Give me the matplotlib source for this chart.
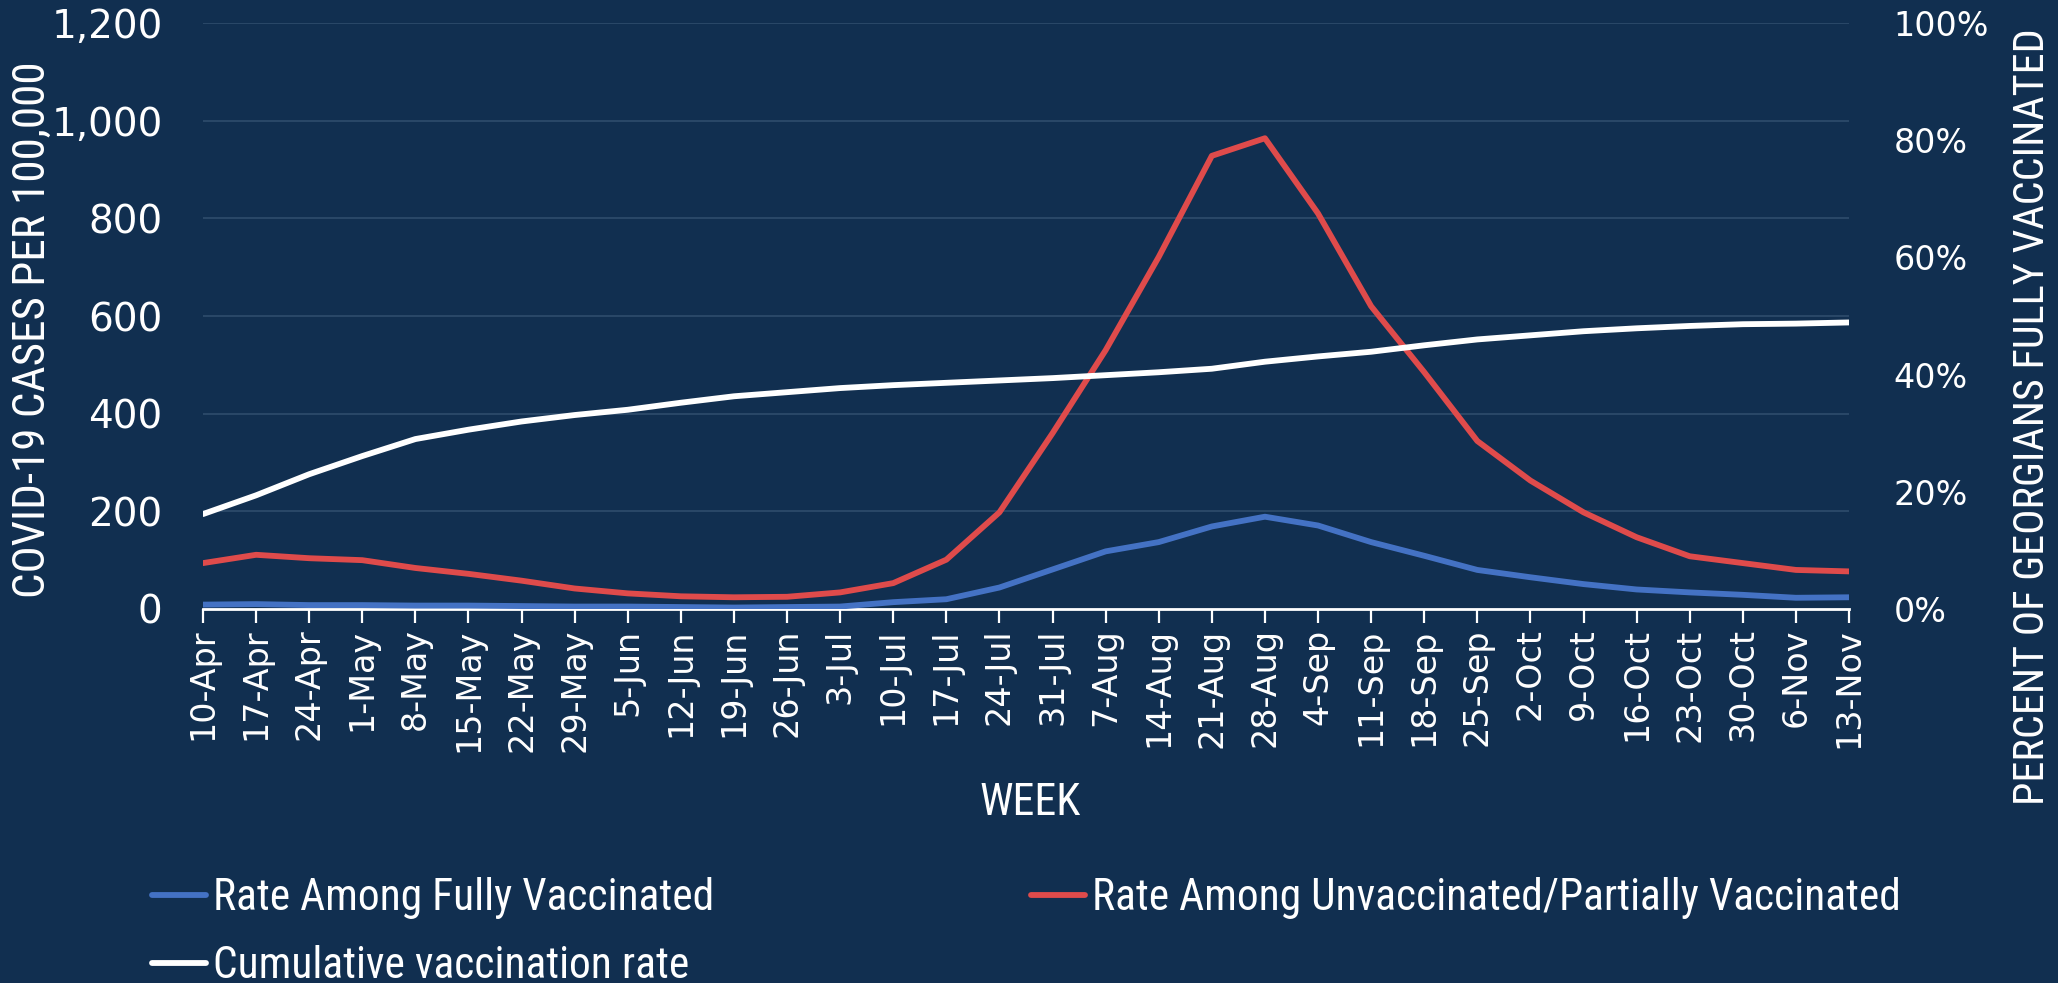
import os
import matplotlib
matplotlib.use("Agg")
import matplotlib.pyplot as plt
import matplotlib.font_manager as fm
from matplotlib.ticker import FuncFormatter, PercentFormatter

weeks = ["10-Apr", "17-Apr", "24-Apr", "1-May", "8-May", "15-May", "22-May", "29-May",
         "5-Jun", "12-Jun", "19-Jun", "26-Jun", "3-Jul", "10-Jul", "17-Jul", "24-Jul",
         "31-Jul", "7-Aug", "14-Aug", "21-Aug", "28-Aug", "4-Sep", "11-Sep", "18-Sep",
         "25-Sep", "2-Oct", "9-Oct", "16-Oct", "23-Oct", "30-Oct", "6-Nov", "13-Nov"]

rate_fully_vaccinated = [9, 10, 8, 8, 7, 7, 6, 5, 5, 4, 3, 4, 5, 14, 20, 44,
                         81, 118, 137, 169, 189, 171, 137, 109, 80, 65, 51, 40,
                         34, 29, 23, 24]

rate_unvaccinated = [94, 111, 104, 100, 84, 72, 58, 42, 32, 26, 24, 25, 34, 53, 101, 198,
                     360, 530, 721, 928, 964, 810, 620, 485, 344, 263, 198, 147,
                     108, 94, 80, 77]

cumulative_vaccination = [16.2, 19.4, 23.0, 26.1, 29.0, 30.6, 32.0, 33.1, 34.0, 35.2,
                          36.3, 37.0, 37.7, 38.2, 38.6, 39.0, 39.4, 39.9, 40.4, 41.0,
                          42.2, 43.1, 43.9, 45.0, 46.0, 46.7, 47.4, 47.9, 48.3, 48.6,
                          48.7, 48.9]

left_ticks = [0, 200, 400, 600, 800, 1000, 1200]
right_ticks = [0, 20, 40, 60, 80, 100]

BG = "#112f50"
GRID = "#2c4a6a"
BLUE = "#4472c4"
RED = "#df4b4b"
WHITE = "#ffffff"


def find_condensed():
    entries = fm.fontManager.ttflist

    def regular(e):
        w = e.weight
        return e.style == "normal" and (w in (400, "normal", "regular", "book"))

    prefs = ["Roboto Condensed", "Liberation Sans Narrow", "Arial Narrow",
             "Open Sans Condensed", "Noto Sans Condensed", "DejaVu Sans Condensed"]
    for p in prefs:
        for e in entries:
            if e.name == p and regular(e):
                return e.fname
    for want in ("condensed", "semi-condensed", "extra-condensed"):
        for e in entries:
            if isinstance(e.stretch, str) and e.stretch == want and regular(e):
                return e.fname
    for e in entries:
        fn = os.path.basename(e.fname).lower()
        if ("condensed" in fn or "narrow" in fn) and not any(
                k in fn for k in ("bold", "italic", "light", "thin", "black", "medium", "oblique")):
            return e.fname
    return None


cond_path = find_condensed()


def cond_fp(size):
    if cond_path:
        return fm.FontProperties(fname=cond_path, size=size)
    return fm.FontProperties(family="DejaVu Sans", size=size)


plt.rcParams["font.family"] = ["DejaVu Sans"]

fig = plt.figure(figsize=(20.58, 9.83), dpi=100, facecolor=BG)
W, H = 2058, 983
renderer = fig.canvas.get_renderer()


def fit_size(s, target_px, base=31.0, cap=34.0):
    t = fig.text(0, 0, s, fontproperties=cond_fp(base))
    w = t.get_window_extent(renderer).width
    t.remove()
    return min(cap, base * target_px / w)


ax = fig.add_axes([203 / W, 1 - 609 / H, (1849 - 203) / W, (609 - 23) / H])
ax.set_facecolor(BG)

x = list(range(len(weeks)))
lw = 4.2
l_blue, = ax.plot(x, rate_fully_vaccinated, color=BLUE, lw=lw, solid_capstyle="round",
                  solid_joinstyle="round", label="Rate Among Fully Vaccinated", zorder=3)
l_red, = ax.plot(x, rate_unvaccinated, color=RED, lw=lw, solid_capstyle="round",
                 solid_joinstyle="round", label="Rate Among Unvaccinated/Partially Vaccinated", zorder=3)

ax.set_xlim(0, len(weeks) - 1)
ax.set_ylim(0, 1200)
ax.set_yticks(left_ticks)
ax.yaxis.set_major_formatter(FuncFormatter(lambda v, p: f"{int(v):,}"))
ax.set_xticks(x)
ax.set_xticklabels(weeks, rotation=90)
ax.grid(axis="y", color=GRID, lw=1.3)
ax.set_axisbelow(True)
for s in ["top", "left", "right"]:
    ax.spines[s].set_visible(False)
ax.spines["bottom"].set_color(WHITE)
ax.spines["bottom"].set_linewidth(2.0)
ax.tick_params(axis="x", colors=WHITE, length=10, width=1.6, labelsize=24, pad=4)
ax.tick_params(axis="y", colors=WHITE, length=0, labelsize=28, pad=29)

ax2 = ax.twinx()
l_white, = ax2.plot(x, cumulative_vaccination, color=WHITE, lw=lw, solid_capstyle="round",
                    solid_joinstyle="round", label="Cumulative vaccination rate", zorder=4)
ax2.set_ylim(0, 100)
ax2.set_yticks(right_ticks)
ax2.yaxis.set_major_formatter(PercentFormatter(decimals=0))
for s in ["top", "left", "right", "bottom"]:
    ax2.spines[s].set_visible(False)
ax2.tick_params(axis="y", colors=WHITE, length=0, labelsize=24, pad=32)

# axis titles
ylab = "COVID-19 CASES PER 100,000"
y2lab = "PERCENT OF GEORGIANS FULLY VACCINATED"
fig.text(33 / W, 1 - 330 / H, ylab, rotation=90, color=WHITE,
         fontproperties=cond_fp(fit_size(ylab, 535)), ha="center", va="center")
fig.text(2032 / W, 1 - 417 / H, y2lab, rotation=90, color=WHITE,
         fontproperties=cond_fp(fit_size(y2lab, 775)), ha="center", va="center")
fig.text(1030 / W, 1 - 803 / H, "WEEK", color=WHITE,
         fontproperties=cond_fp(fit_size("WEEK", 101)), ha="center", va="center")

# legend
leg_size = fit_size(l_blue.get_label(), 501)
leg_kw = dict(frameon=False, handlelength=1.25, handletextpad=0.15, labelcolor=WHITE,
              prop=cond_fp(leg_size), borderaxespad=0, borderpad=0)
fig.legend([l_blue, l_white], [l_blue.get_label(), l_white.get_label()],
           loc="upper left", bbox_to_anchor=(152 / W, 1 - 877 / H),
           labelspacing=0.6, **leg_kw)
fig.legend([l_red], [l_red.get_label()], loc="upper left",
           bbox_to_anchor=(1031 / W, 1 - 877 / H), **leg_kw)

fig.savefig("out.png", dpi=100, facecolor=BG)
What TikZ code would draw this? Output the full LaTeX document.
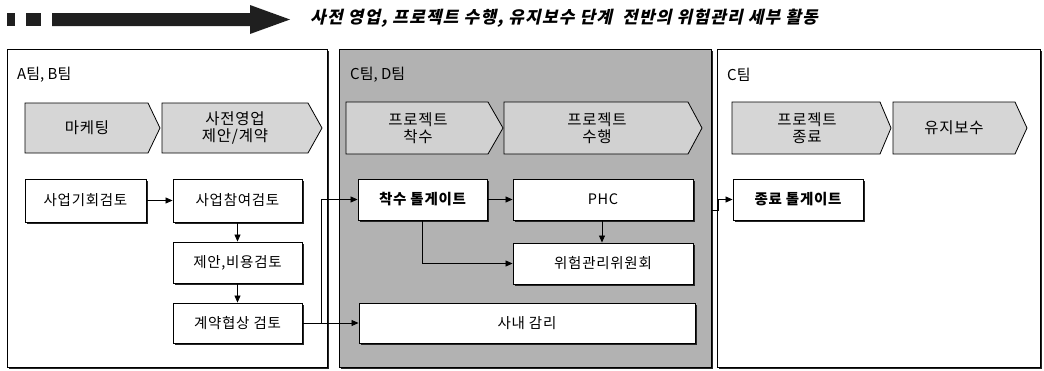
\documentclass[tikz,border=0pt]{standalone}
\usepackage{fontspec}
\setmainfont{Noto Sans CJK KR}
\newfontfamily\hdrfont{Noto Sans CJK KR}[FakeSlant=0.22,LetterSpace=7]
\newfontfamily\spfont{Noto Sans CJK KR}[LetterSpace=5]
\usetikzlibrary{arrows.meta,shadows}
\definecolor{panelgray}{gray}{0.70}
\definecolor{chevgray}{gray}{0.84}
\definecolor{chevgrayb}{gray}{0.82}
\definecolor{bargray}{gray}{0.12}
\newcommand\boxfnt{\spfont\fontsize{14.5}{17}\selectfont}
\newcommand\chevfnt{\spfont\fontsize{15.5}{17.5}\selectfont}
\newcommand\titlefnt{\fontsize{15}{17}\selectfont}
\begin{document}
\begin{tikzpicture}[x=1pt,y=-1pt,
  shad/.style={drop shadow={shadow xshift=2pt,shadow yshift=-2pt,fill=black!85,opacity=1}},
  panel/.style={draw=black,line width=0.8pt,shad},
  chev/.style={draw=black,line width=0.8pt},
  chevtext/.style={inner sep=0pt,align=center,font=\chevfnt},
  box/.style={draw=black,line width=0.9pt,fill=white,inner sep=0pt,font=\boxfnt,shad},
  gatebox/.style={box,font=\boxfnt\bfseries},
  title/.style={anchor=west,inner sep=0pt,font=\titlefnt},
  conn/.style={line width=0.8pt,-{Triangle[length=7pt,width=6pt]}}
]
\useasboundingbox (0,0) rectangle (1044,370);

% header
\fill[bargray] (7,13) rectangle (15,26);
\fill[bargray] (26,13) rectangle (41,26);
\fill[bargray] (52,13) -- (250,13) -- (250,5) -- (290,19.5) -- (250,34) -- (250,26) -- (52,26) -- cycle;
\node[anchor=west,inner sep=0pt,font=\hdrfont\bfseries\fontsize{17}{19}\selectfont] (hdr) at (310,18.5)
  {사전 영업, 프로젝트 수행, 유지보수 단계 \ 전반의 위험관리 세부 활동};

% panels
\path[panel,fill=white] (7,49) rectangle (327,367);
\path[panel,fill=panelgray] (339,49) rectangle (711,367);
\path[panel,fill=white] (717,49) rectangle (1040,367);

\node[title] (t1) at (17,75) {A팀, B팀};
\node[title] (t2) at (350,75) {C팀, D팀};
\node[title] (t3) at (727,75) {C팀};

% chevrons
\path[chev,fill=chevgray] (25,103) -- (148,103) -- (160,128) -- (148,153) -- (25,153) -- cycle;
\path[chev,fill=chevgray] (162,103) -- (308,103) -- (322,128) -- (308,153) -- (162,153) -- cycle;
\path[chev,fill=chevgrayb] (346,102) -- (488,102) -- (503,128) -- (488,154) -- (346,154) -- cycle;
\path[chev,fill=chevgrayb] (504,102) -- (688,102) -- (702,128) -- (688,154) -- (504,154) -- cycle;
\path[chev,fill=chevgray] (732,102) -- (880,102) -- (891,128) -- (880,154) -- (732,154) -- cycle;
\path[chev,fill=chevgray] (893,102) -- (1015,102) -- (1027,128) -- (1015,154) -- (893,154) -- cycle;

\node[chevtext] (c1) at (87,128) {마케팅};
\node[chevtext] (c2) at (235,128) {사전영업\\제안/계약};
\node[chevtext] (c3) at (418,128) {프로젝트\\착수};
\node[chevtext] (c4) at (597,128) {프로젝트\\수행};
\node[chevtext] (c5) at (807,128) {프로젝트\\종료};
\node[chevtext] (c6) at (954,128) {유지보수};

% boxes
\node[box,minimum width=121pt,minimum height=43pt] (n1) at (85.5,200.5) {사업기회검토};
\node[box,minimum width=129pt,minimum height=43pt] (n2) at (237.5,200.5) {사업참여검토};
\node[box,minimum width=129pt,minimum height=41pt] (n3) at (237.5,262.5) {제안,비용검토};
\node[box,minimum width=129pt,minimum height=40pt] (n4) at (237.5,323) {계약협상 검토};
\node[gatebox,minimum width=129pt,minimum height=41pt] (g1) at (422.5,199.5) {착수 톨게이트};
\node[box,minimum width=180pt,minimum height=41pt] (phc) at (603,199.5) {PHC};
\node[box,minimum width=180pt,minimum height=41pt] (rc) at (603,263.5) {위험관리위원회};
\node[box,minimum width=336pt,minimum height=40pt] (audit) at (527,323) {사내 감리};
\node[gatebox,minimum width=130pt,minimum height=41pt] (g2) at (798,199.5) {종료 톨게이트};

% connectors
\coordinate (j) at (321,323);
\coordinate (p2out) at (712,210);
\draw[conn] (n1) -- (n2);
\draw[conn] (n2) -- (n3);
\draw[conn] (n3) -- (n4);
\draw[conn] (n4) -- (audit);
\draw[conn] (j) |- (g1.west);
\draw[conn] (g1) -- (phc);
\draw[conn] (g1.south) |- (rc.west);
\draw[conn] (phc.south -| 602,0) -- (rc.north -| 602,0);
\draw[conn] (p2out) -- ++(6,0) |- (g2.west);
\end{tikzpicture}
\end{document}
******************************
## TASK STATEMENT
Restate word for word every line from the top of the entries above to the line with "from matplotlib.ticker import", inclusive, and skip any pictures.

## TASK SOLUTION
Give me the matplotlib source for this chart.
import os
import matplotlib
matplotlib.use("Agg")
import matplotlib.pyplot as plt
import matplotlib.font_manager as fm
from matplotlib.ticker import FuncFormatter, PercentFormatter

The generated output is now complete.